PROBLEM TO SOLVE: Report each line of the data that has "React" somewhere in it.

RECORDS SHOWN:
★ ★ ★
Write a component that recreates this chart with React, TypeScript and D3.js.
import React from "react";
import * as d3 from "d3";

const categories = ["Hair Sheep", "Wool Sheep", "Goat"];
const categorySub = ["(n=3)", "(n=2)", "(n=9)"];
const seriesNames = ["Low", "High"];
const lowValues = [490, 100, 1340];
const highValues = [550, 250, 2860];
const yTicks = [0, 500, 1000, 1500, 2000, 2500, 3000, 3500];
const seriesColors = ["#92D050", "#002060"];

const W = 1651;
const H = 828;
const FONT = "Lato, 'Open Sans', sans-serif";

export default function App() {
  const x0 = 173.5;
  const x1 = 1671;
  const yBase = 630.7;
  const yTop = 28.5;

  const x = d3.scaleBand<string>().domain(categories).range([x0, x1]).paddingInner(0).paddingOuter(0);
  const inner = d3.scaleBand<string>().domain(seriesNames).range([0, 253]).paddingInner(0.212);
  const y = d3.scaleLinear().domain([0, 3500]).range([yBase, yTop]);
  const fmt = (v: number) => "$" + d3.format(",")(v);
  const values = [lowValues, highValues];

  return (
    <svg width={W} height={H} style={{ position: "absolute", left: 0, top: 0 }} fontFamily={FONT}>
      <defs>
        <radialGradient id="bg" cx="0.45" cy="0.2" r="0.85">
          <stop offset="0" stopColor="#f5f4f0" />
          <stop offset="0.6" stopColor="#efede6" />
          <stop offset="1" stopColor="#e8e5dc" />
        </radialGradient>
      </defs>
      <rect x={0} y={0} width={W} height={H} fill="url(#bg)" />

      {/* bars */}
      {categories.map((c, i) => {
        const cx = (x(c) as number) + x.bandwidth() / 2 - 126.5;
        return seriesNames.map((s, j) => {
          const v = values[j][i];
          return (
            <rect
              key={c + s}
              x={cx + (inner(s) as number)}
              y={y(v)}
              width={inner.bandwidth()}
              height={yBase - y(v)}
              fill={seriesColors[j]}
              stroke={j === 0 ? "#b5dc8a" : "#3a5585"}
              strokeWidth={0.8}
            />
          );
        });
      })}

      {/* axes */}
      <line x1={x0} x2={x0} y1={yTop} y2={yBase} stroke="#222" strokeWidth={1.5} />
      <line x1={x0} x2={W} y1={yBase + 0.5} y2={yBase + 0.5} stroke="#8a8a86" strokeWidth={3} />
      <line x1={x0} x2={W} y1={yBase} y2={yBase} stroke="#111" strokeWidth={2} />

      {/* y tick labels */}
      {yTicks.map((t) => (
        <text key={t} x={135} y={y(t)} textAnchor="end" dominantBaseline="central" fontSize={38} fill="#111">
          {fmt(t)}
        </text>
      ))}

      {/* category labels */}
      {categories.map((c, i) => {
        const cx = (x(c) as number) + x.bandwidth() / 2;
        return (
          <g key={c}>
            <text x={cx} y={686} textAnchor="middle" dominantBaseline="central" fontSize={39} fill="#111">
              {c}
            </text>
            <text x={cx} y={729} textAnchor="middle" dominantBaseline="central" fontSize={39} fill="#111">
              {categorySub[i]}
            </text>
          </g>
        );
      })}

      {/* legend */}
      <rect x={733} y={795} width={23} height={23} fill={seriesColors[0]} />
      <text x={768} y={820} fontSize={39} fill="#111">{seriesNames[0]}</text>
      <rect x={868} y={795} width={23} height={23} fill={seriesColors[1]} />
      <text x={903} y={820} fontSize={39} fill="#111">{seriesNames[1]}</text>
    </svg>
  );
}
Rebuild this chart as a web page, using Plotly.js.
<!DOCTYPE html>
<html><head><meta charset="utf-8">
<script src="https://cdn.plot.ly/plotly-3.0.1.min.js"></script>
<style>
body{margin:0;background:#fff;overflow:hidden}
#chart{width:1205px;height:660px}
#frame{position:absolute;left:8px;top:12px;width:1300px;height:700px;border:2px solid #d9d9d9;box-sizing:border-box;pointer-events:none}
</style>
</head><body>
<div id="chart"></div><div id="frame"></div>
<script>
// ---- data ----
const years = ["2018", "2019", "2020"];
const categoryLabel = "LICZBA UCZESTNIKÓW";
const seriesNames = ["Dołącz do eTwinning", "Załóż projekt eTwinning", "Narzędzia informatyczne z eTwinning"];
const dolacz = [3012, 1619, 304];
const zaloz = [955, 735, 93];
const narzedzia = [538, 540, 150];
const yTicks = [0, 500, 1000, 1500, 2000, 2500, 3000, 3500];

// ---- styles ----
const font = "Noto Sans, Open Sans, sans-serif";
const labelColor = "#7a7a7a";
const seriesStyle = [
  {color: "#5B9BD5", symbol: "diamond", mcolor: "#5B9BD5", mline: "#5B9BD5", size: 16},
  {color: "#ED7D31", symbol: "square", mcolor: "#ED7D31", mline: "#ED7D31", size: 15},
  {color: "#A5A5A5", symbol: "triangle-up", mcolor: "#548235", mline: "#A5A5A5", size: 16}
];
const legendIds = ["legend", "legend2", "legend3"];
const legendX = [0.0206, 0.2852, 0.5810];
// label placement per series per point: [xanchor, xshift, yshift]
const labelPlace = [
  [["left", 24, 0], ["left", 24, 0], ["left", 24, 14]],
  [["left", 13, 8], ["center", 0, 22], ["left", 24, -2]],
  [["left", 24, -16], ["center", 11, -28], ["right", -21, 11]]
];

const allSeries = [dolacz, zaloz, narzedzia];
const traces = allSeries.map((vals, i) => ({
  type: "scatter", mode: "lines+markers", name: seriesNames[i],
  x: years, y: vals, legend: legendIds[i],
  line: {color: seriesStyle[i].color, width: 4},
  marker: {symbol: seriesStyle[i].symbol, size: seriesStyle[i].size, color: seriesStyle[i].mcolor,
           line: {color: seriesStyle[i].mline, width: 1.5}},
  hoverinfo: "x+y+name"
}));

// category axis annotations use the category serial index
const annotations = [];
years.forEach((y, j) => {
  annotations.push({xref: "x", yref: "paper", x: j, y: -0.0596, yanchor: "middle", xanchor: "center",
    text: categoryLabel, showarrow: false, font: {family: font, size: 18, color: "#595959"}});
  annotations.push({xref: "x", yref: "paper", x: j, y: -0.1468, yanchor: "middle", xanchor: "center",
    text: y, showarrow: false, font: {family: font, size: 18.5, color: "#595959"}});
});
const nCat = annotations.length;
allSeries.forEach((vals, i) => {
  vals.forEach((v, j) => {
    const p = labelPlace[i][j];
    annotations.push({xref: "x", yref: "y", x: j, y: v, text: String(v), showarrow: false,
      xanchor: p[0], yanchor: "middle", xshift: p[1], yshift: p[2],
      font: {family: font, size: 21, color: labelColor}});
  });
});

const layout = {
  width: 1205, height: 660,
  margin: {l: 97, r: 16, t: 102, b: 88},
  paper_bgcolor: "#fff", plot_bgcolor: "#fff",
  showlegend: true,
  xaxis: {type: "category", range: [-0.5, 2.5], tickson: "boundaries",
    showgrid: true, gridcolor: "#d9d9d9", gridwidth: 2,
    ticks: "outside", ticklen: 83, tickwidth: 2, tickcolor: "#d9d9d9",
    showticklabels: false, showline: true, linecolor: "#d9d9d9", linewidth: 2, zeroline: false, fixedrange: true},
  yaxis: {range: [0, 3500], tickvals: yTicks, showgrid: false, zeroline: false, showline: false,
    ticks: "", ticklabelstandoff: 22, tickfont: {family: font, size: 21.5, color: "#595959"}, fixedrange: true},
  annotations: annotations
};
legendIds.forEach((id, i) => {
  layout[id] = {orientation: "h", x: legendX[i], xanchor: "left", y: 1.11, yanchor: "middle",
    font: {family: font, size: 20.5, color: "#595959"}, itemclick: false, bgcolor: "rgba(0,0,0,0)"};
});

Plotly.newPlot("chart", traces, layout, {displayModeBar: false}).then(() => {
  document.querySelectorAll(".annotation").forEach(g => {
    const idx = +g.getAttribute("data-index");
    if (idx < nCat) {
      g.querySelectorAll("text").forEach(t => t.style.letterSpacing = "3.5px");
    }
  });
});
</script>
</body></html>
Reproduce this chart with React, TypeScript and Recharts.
★ ★ ★
TASK OUTPUT:
Write a component that recreates this chart with React, TypeScript and D3.js.
import React from "react";
Reproduce this chart with React, TypeScript and Recharts.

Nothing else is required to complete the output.